Our family has a limit of spending per member of 100NOK for our Christmas gifts. Of course I want to give something cool, and an idea formed in my mind. After a flooding last year destroyed some photo albums, I've wanted to preserve these digitally. Having photos digitally makes sharing of previous memories simpler, everybody can have a copy!

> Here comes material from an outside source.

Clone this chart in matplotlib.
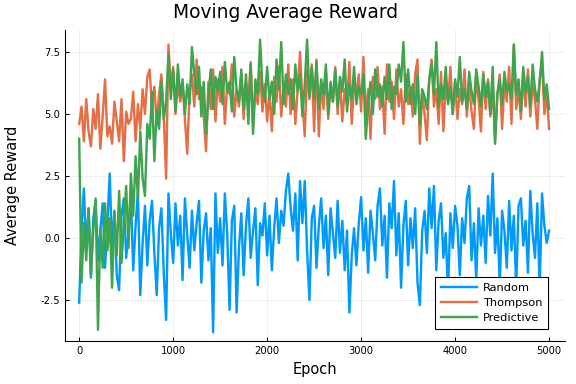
import matplotlib
matplotlib.use("Agg")
import matplotlib.pyplot as plt
import numpy as np

# moving average reward, one value every 25 epochs
epoch_step = 25

random_reward = [
    -2.6, 0.4, 2.0, -0.5, 1.2, -1.6, 0.8, 1.5, -0.9, 0.3,
    1.4, -1.2, 0.6, 2.6, -0.4, 1.1, -1.5, -2.1, 0.9, 1.6,
    -0.8, 0.2, 1.7, -1.3, 0.5, 1.9, -2.3, -0.2, 1.3, -1.1,
    0.7, 1.5, -0.6, -2.3, 0.4, 1.2, -1.4, -3.3, 1.8, 0.2,
    -1.0, 1.4, -0.3, 0.9, -1.7, 1.6, 0.1, -1.2, 1.1, -0.5,
    0.6, 1.5, -1.8, 0.3, 1.0, -0.9, 0.4, -3.8, 1.8, -0.6,
    0.8, -1.1, 1.8, 0.2, -2.9, 0.7, 1.3, -3.0, -0.4, 1.0,
    -1.5, 0.5, 1.6, -0.8, 0.3, 1.2, -1.9, 0.6, 0.1, 1.4,
    -0.7, 0.9, -1.3, 0.4, 1.6, -0.2, 1.1, 0.5, 1.9, 2.6,
    1.2, 0.3, 1.8, -0.9, 2.3, 0.6, 2.3, -0.5, -2.5, 0.8,
    1.3, -1.2, 0.5, 1.6, -0.4, 0.9, -1.5, 1.2, 0.2, -0.8,
    1.5, -0.6, 0.7, -1.3, 0.3, -3.0, -0.7, 0.4, -1.1, 0.6,
    1.65, -0.5, 0.8, -1.4, 1.1, 0.2, -0.9, 1.3, 2.0, -0.3,
    0.9, -1.6, 1.4, 0.4, 2.3, -0.7, 1.0, -2.0, 0.5, 1.5,
    -1.1, 0.8, -0.4, 1.2, -1.8, -2.7, 0.3, 1.1, -0.6, 2.0,
    0.4, 2.1, -1.3, 0.7, 1.4, -0.8, 0.2, -2.2, 1.0, -0.4,
    1.3, 0.5, -1.5, 0.8, -0.2, 1.6, 2.1, -0.9, 0.6, -1.7,
    1.2, -0.3, 0.9, -1.0, 1.7, 0.1, 2.6, -0.6, 0.8, -1.9,
    1.1, 0.3, -1.2, 1.5, -0.5, 0.9, -2.0, 1.3, 1.6, -0.3,
    0.7, -1.4, 1.9, 0.2, -0.8, 1.4, -2.1, 1.8, 0.5, -0.2, 0.3,
]

thompson_reward = [
    4.6, 5.3, 3.9, 5.6, 4.3, 3.7, 5.2, 4.4, 5.8, 3.6,
    4.9, 6.4, 4.1, 4.5, 3.8, 5.5, 4.7, 3.9, 5.6, 3.1,
    5.1, 4.6, 4.8, 5.9, 3.9, 5.4, 4.4, 6.0, 5.0, 6.5,
    6.8, 5.2, 6.1, 4.6, 5.8, 6.6, 4.9, 2.4, 7.8, 6.0,
    6.9, 5.0, 6.3, 5.5, 6.2, 4.8, 3.4, 5.9, 6.6, 5.3,
    7.2, 5.6, 6.1, 4.9, 3.5, 6.3, 5.2, 6.8, 4.7, 6.4,
    5.5, 6.9, 4.6, 6.2, 5.8, 7.0, 4.9, 6.0, 5.3, 6.6,
    4.8, 6.3, 5.6, 7.1, 4.5, 6.0, 5.4, 6.7, 5.1, 6.2,
    4.7, 5.9, 4.3, 6.5, 5.5, 6.9, 4.9, 6.1, 5.3, 7.0,
    5.0, 6.4, 4.6, 6.0, 7.5, 5.5, 4.1, 6.8, 5.6, 7.0,
    4.3, 7.2, 4.1, 6.3, 5.2, 6.7, 4.8, 6.1, 5.5, 6.9,
    5.0, 6.4, 4.7, 6.0, 5.4, 7.1, 4.6, 6.2, 5.8, 6.6,
    5.1, 7.3, 4.9, 6.0, 4.0, 6.5, 5.6, 6.9, 5.2, 6.1,
    4.2, 7.0, 5.5, 6.3, 4.8, 6.8, 5.3, 6.0, 4.6, 6.6,
    5.4, 6.1, 4.9, 6.6, 7.2, 3.8, 5.9, 5.0, 3.95, 6.4,
    7.2, 5.3, 6.0, 4.6, 6.7, 4.3, 6.2, 5.5, 6.9, 5.0,
    6.3, 4.8, 6.0, 5.4, 6.8, 4.9, 6.2, 5.1, 4.4, 6.5,
    5.6, 4.3, 6.7, 5.2, 6.4, 4.9, 6.1, 3.9, 5.8, 6.6,
    4.4, 6.3, 5.5, 6.9, 4.6, 7.8, 5.2, 6.0, 4.8, 6.5,
    5.3, 6.8, 4.9, 6.2, 5.6, 4.4, 6.4, 7.1, 5.0, 5.8, 4.4,
]

predictive_reward = [
    4.0, -1.8, 0.6, -0.9, 1.2, -1.5, 0.3, 1.6, -3.7, 0.4,
    -1.2, 1.4, -0.5, 0.8, -2.0, 1.0, -0.7, 1.9, -1.0, 0.6,
    2.1, -0.4, 2.6, 0.9, 3.3, 1.6, 4.3, 2.4, 1.7, 4.6,
    4.0, 5.9, 3.1, 5.2, 4.4, 6.3, 4.8, 5.5, 7.4, 5.6,
    6.8, 5.1, 7.0, 5.7, 6.4, 5.0, 6.2, 5.4, 7.7, 6.6,
    5.8, 6.9, 4.9, 6.3, 4.2, 5.7, 6.8, 5.2, 6.5, 5.9,
    6.7, 5.4, 7.1, 5.9, 6.3, 5.1, 7.3, 6.0, 5.5, 6.8,
    5.2, 6.6, 4.6, 7.0, 4.2, 6.4, 5.8, 8.0, 6.1, 5.5,
    6.9, 5.6, 6.3, 5.0, 7.2, 6.0, 7.9, 5.4, 6.6, 5.8,
    6.4, 5.2, 7.0, 5.9, 6.6, 4.9, 6.2, 8.0, 5.7, 6.9,
    5.6, 7.1, 5.2, 6.4, 5.8, 7.0, 5.0, 6.3, 5.5, 6.8,
    5.3, 6.5, 5.9, 7.2, 5.1, 6.2, 5.6, 6.9, 5.4, 6.1,
    5.8, 6.6, 4.0, 5.5, 6.3, 5.0, 6.8, 5.7, 6.2, 5.3,
    6.5, 5.6, 7.0, 5.2, 6.1, 5.8, 7.0, 6.3, 7.9, 5.5,
    6.8, 5.4, 6.2, 5.0, 6.6, 4.6, 6.0, 5.7, 5.2, 6.4,
    7.0, 5.8, 7.9, 5.3, 6.2, 5.6, 6.9, 5.4, 6.1, 5.0,
    6.4, 5.7, 7.3, 5.5, 6.0, 5.2, 6.7, 5.9, 5.4, 6.8,
    6.1, 5.3, 6.6, 5.7, 6.3, 5.0, 6.9, 3.8, 5.8, 6.4,
    5.4, 6.7, 5.9, 6.2, 5.6, 7.8, 5.8, 6.4, 5.1, 6.9,
    5.9, 6.5, 5.3, 7.0, 6.0, 5.5, 6.3, 7.5, 5.6, 6.2, 5.2,
]

series = [
    ("Random", random_reward, "#009AFA"),
    ("Thompson", thompson_reward, "#E36F47"),
    ("Predictive", predictive_reward, "#3EA44E"),
]

fig = plt.figure(figsize=(6, 4), dpi=96)
ax = fig.add_axes([0.113, 0.112, 0.868, 0.81])

for name, vals, col in series:
    epochs = np.arange(len(vals)) * epoch_step
    ax.plot(epochs, vals, color=col, lw=1.8, label=name)

ax.set_xlim(-150, 5170)
ax.set_ylim(-4.15, 8.39)
ax.set_xticks([0, 1000, 2000, 3000, 4000, 5000])
ax.set_yticks([-2.5, 0.0, 2.5, 5.0, 7.5])
ax.set_yticklabels(["-2.5", "0.0", "2.5", "5.0", "7.5"])
ax.tick_params(direction="in", length=3, width=0.8, labelsize=7.5, pad=4)
ax.grid(True, color="black", alpha=0.08, lw=0.6)

for s in ["top", "right"]:
    ax.spines[s].set_visible(False)
for s in ["left", "bottom"]:
    ax.spines[s].set_linewidth(0.8)

# title is centred on the whole figure, not the axes
fig.text(0.495, 0.968, "Moving Average Reward", fontsize=14, ha="center", va="center")
ax.set_xlabel("Epoch", fontsize=11, labelpad=4)
ax.set_ylabel("Average Reward", fontsize=11)
ax.yaxis.set_label_coords(-0.09, 0.5)

leg = ax.legend(loc="lower right", bbox_to_anchor=(0.966, 0.039), borderaxespad=0,
                fontsize=8.5, fancybox=False, framealpha=1, edgecolor="black",
                handlelength=3.2, handletextpad=0.5, borderpad=0.5, labelspacing=0.45)
leg.get_frame().set_linewidth(0.8)

fig.savefig("out.png", dpi=96)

With this in mind I formulated my plan. I'm going to scan all the photos, crop them, and share them on a self-hosted instance of a photo gallery.

Equipment

  • A Canon Canoscan LiDE 220 bought on FINN.no for 600NOK
  • A webserver to host the content

The scanner can be resold after the project, which will probably net me 500NOK in return. The webserver is a ROCKPro64 from pine64, in which 8TB of hard drive space in RAID1 mode is connected, giving 4TB of usable space. Plenty for a couple of images.

Tools

SANE

I wrote a minimal frontend around SANE in Rust. This sets the resolution for scanning the document, and polls the SCAN button to scan the next image. One can probably use any scanning software, but I wanted to learn a bit regarding scanner protocols.

Imagemagick

A lot of the images comes in a standard format, which allows four images to be scanned at the same time. This can be split into four separate images using

convert in.png +repage -crop 2x2@ +repage out_%d.png

which might save a bit of time at a later stage. This turned out not to be worth it, as no images were really the correct size, and GIMP worked decently snappy for cropping the images.

Lychee

To host the photos I've looked at various open-source options. Lychee was tested by setting up the infrastructure and choosing some small subset of images. Lychee seems very user-friendly, and allows tagging of photos and searching through all the albums. The community is also very nice, and my pull request for adding Norsk Bokmål was quickly accepted!

GIMP

The image editing tool GIMP was used for cropping all the images. The context menu on right click along with keyboard shortcuts meant 4 images could be split in a short amount of time.

The scanning

Scanning was mostly performed by placing the photos in the corners and pushing Scan on the scanner. For resolution I selected 600DPI, a good compromise between size and scan time (40s per plate) and quality. The result of this step is 462 uncropped scans, totalling 26GB. Some photos were large enough to require their own scan, so I estimate a total of 1500 photos. The steps detailed here took about two weekends and some evenings (25 hours?), mostly with the dull activity of waiting for the scans to complete.

The mess when scanning...

The presentation

All the images were deployed to the Lychee instance, resulting in 17 different albums, containing pictures of my grandparents, us, and many pictures of my father when he was younger. Both my parents, and all my siblings received a cute Christmas card with their username and password, and much was had in looking through these pictures.

All in, this project took about 50 hours, and was well below the stipulated cost. Now, what project should I take on for next Christmas?